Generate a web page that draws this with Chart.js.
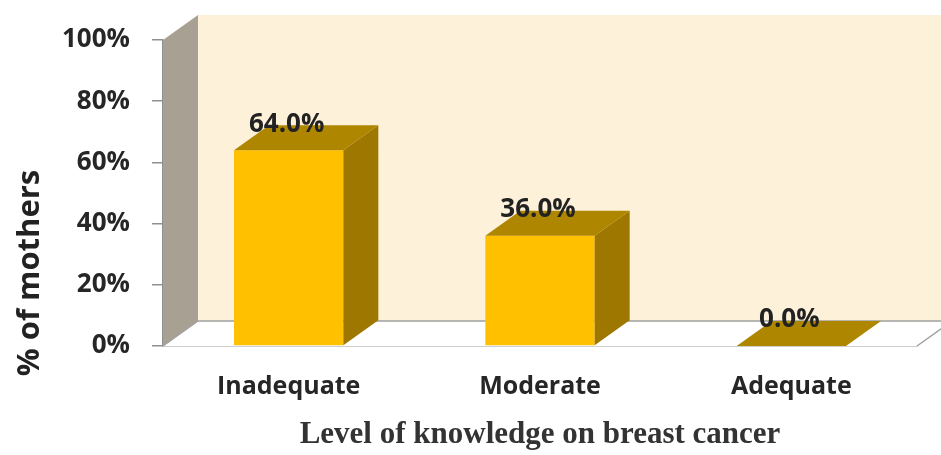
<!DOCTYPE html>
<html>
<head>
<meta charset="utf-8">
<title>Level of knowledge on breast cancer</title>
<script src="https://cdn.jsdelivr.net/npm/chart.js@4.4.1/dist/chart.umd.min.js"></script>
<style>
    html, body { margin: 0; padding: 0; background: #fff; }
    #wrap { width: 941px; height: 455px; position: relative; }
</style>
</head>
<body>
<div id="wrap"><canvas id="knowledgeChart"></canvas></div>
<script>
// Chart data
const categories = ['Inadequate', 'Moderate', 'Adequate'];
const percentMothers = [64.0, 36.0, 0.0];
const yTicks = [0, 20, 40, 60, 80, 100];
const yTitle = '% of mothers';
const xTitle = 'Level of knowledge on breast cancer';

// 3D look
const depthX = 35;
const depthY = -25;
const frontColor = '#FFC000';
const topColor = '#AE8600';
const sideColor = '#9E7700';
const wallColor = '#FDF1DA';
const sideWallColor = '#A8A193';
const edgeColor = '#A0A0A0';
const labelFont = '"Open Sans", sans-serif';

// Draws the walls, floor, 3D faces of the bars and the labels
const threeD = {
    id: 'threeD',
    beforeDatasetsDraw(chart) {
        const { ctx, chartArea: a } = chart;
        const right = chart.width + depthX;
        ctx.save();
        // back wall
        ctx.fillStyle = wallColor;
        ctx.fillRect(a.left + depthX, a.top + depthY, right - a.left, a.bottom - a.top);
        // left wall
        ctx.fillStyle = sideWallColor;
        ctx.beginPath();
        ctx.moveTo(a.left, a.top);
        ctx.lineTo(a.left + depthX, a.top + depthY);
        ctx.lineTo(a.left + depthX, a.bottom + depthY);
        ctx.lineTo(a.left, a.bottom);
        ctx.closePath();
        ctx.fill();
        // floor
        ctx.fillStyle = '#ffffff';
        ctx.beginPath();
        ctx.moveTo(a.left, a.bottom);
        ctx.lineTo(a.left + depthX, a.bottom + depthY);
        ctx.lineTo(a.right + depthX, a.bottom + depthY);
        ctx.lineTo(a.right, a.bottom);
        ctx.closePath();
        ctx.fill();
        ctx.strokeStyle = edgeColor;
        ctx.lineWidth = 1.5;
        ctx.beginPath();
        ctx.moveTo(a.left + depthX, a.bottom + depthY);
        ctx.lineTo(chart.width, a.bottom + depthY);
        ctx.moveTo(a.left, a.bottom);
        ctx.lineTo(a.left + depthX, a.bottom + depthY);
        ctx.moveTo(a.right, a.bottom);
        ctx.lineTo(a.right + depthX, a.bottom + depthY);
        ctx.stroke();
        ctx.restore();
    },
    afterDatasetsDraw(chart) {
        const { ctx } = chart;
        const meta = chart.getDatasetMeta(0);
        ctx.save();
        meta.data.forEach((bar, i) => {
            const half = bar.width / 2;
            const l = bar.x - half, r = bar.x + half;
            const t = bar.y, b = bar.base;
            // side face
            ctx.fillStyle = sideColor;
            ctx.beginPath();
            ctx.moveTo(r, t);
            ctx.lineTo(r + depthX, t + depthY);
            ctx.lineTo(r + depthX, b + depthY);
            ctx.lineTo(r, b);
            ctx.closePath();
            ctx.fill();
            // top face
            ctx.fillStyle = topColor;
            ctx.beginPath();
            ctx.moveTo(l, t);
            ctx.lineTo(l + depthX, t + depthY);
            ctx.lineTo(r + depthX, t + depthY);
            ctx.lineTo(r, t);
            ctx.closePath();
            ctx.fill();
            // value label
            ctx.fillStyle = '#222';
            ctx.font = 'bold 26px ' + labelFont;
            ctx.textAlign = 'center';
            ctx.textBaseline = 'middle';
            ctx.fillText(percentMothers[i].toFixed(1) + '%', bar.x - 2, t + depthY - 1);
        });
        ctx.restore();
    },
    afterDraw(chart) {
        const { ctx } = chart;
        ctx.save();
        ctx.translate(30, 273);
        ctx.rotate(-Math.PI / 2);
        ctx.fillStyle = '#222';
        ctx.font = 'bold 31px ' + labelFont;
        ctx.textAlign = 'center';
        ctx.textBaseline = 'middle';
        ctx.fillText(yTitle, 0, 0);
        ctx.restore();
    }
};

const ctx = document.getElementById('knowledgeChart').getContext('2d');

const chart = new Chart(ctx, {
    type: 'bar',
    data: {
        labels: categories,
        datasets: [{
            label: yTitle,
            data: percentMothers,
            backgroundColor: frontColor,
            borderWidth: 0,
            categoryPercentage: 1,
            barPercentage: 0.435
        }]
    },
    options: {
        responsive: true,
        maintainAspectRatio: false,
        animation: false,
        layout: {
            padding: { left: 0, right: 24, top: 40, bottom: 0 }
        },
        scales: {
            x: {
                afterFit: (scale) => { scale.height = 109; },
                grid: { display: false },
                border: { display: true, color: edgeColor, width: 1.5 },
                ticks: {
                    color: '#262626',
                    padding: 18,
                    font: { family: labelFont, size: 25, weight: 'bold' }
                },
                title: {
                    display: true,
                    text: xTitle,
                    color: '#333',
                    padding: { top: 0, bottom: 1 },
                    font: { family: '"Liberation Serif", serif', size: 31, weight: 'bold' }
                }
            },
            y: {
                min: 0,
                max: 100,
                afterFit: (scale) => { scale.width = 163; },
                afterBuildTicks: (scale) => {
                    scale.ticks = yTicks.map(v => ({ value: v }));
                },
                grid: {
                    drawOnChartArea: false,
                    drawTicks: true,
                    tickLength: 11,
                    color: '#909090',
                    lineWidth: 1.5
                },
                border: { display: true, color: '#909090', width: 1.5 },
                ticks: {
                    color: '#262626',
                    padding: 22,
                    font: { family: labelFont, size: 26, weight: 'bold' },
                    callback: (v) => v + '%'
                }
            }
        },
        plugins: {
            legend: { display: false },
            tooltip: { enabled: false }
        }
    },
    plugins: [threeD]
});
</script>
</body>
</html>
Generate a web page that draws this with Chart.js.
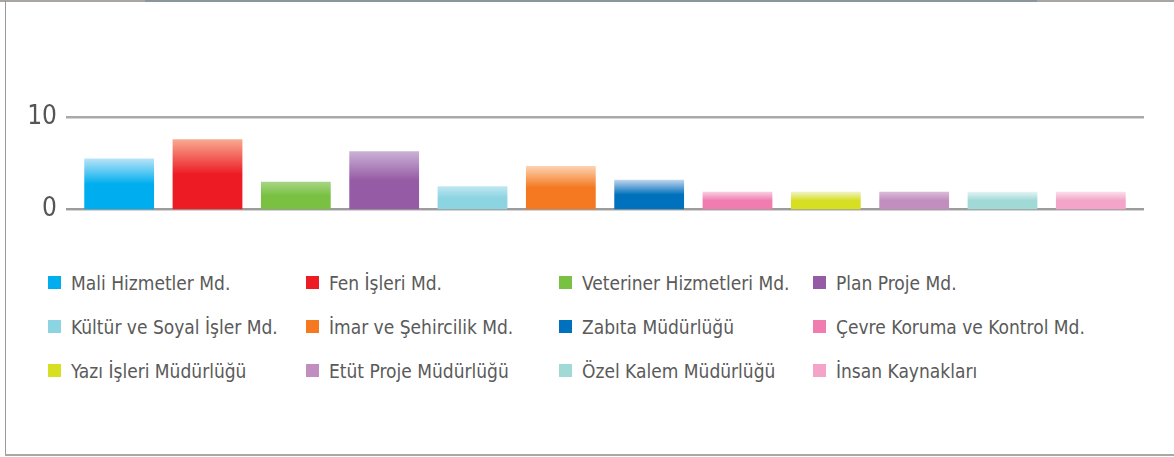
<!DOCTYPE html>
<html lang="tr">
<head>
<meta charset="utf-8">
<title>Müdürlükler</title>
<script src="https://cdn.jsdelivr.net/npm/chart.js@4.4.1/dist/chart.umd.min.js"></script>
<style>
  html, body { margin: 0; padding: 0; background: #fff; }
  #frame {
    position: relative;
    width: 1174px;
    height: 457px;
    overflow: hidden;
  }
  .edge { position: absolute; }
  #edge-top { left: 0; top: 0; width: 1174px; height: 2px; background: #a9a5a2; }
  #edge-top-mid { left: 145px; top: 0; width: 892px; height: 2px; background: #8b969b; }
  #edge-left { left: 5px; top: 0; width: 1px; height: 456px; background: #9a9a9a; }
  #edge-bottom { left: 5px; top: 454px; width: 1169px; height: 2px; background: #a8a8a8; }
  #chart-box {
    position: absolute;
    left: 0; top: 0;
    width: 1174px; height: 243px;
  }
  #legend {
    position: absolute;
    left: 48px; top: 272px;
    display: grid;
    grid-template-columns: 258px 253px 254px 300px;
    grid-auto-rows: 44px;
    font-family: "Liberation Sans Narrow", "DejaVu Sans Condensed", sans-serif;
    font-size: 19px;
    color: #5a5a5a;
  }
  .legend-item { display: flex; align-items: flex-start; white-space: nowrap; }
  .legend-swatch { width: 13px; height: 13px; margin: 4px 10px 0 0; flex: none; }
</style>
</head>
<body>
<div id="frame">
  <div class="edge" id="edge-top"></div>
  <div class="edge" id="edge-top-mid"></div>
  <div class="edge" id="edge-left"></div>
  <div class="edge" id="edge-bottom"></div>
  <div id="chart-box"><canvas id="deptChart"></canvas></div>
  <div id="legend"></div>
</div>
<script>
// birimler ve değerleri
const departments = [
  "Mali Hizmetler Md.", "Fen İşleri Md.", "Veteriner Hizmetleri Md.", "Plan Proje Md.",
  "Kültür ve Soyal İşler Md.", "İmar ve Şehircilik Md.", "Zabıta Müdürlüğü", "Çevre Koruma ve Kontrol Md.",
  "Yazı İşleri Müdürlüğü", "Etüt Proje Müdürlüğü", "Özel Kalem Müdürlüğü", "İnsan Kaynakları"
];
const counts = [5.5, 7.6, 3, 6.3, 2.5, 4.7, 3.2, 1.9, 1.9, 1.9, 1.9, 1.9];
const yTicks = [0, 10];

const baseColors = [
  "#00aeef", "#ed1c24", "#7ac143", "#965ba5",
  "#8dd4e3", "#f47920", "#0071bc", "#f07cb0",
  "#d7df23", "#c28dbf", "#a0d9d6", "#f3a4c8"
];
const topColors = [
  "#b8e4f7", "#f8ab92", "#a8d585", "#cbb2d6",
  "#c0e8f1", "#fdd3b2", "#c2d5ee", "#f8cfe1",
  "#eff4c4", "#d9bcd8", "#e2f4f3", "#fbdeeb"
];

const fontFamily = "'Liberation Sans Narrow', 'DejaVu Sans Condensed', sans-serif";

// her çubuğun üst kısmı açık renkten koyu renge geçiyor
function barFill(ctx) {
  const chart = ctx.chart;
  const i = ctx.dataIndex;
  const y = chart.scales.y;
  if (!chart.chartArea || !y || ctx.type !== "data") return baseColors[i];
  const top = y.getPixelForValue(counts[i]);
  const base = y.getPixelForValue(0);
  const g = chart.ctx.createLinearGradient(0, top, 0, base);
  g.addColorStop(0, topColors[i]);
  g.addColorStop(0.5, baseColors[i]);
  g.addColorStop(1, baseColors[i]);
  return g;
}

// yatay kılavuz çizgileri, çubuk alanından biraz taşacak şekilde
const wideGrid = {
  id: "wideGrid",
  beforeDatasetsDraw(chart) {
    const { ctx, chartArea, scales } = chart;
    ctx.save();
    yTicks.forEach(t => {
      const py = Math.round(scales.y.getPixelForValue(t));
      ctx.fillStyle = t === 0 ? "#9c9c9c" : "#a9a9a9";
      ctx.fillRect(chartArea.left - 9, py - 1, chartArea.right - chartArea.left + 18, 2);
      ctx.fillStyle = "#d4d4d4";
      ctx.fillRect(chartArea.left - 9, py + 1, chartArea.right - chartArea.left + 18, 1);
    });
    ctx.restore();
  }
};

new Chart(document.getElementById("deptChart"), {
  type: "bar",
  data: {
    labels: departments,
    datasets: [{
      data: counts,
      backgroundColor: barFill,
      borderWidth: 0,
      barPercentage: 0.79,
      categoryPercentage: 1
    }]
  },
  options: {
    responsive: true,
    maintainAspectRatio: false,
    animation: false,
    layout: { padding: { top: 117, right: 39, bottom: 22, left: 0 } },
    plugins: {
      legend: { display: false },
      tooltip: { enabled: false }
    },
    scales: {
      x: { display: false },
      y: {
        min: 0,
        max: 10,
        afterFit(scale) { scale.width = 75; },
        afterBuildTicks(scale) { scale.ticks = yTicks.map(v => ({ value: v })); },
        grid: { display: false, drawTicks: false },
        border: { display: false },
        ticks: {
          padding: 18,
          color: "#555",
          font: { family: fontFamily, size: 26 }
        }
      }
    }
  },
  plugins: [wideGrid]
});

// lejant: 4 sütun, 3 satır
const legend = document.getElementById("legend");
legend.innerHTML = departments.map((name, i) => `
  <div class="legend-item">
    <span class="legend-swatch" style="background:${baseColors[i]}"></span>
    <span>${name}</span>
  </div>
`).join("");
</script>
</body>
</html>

----

Restate each line from the start of the listing through the line bearing "const xTitle = 'Level" word for word. Drop the pictures.

RESPONSE TO THE TASK →
Generate a web page that draws this with Chart.js.
<!DOCTYPE html>
<html>
<head>
<meta charset="utf-8">
<title>Level of knowledge on breast cancer</title>
<script src="https://cdn.jsdelivr.net/npm/chart.js@4.4.1/dist/chart.umd.min.js"></script>
<style>
    html, body { margin: 0; padding: 0; background: #fff; }
    #wrap { width: 941px; height: 455px; position: relative; }
</style>
</head>
<body>
<div id="wrap"><canvas id="knowledgeChart"></canvas></div>
<script>
// Chart data
const categories = ['Inadequate', 'Moderate', 'Adequate'];
const percentMothers = [64.0, 36.0, 0.0];
const yTicks = [0, 20, 40, 60, 80, 100];
const yTitle = '% of mothers';
const xTitle = 'Level of knowledge on breast cancer';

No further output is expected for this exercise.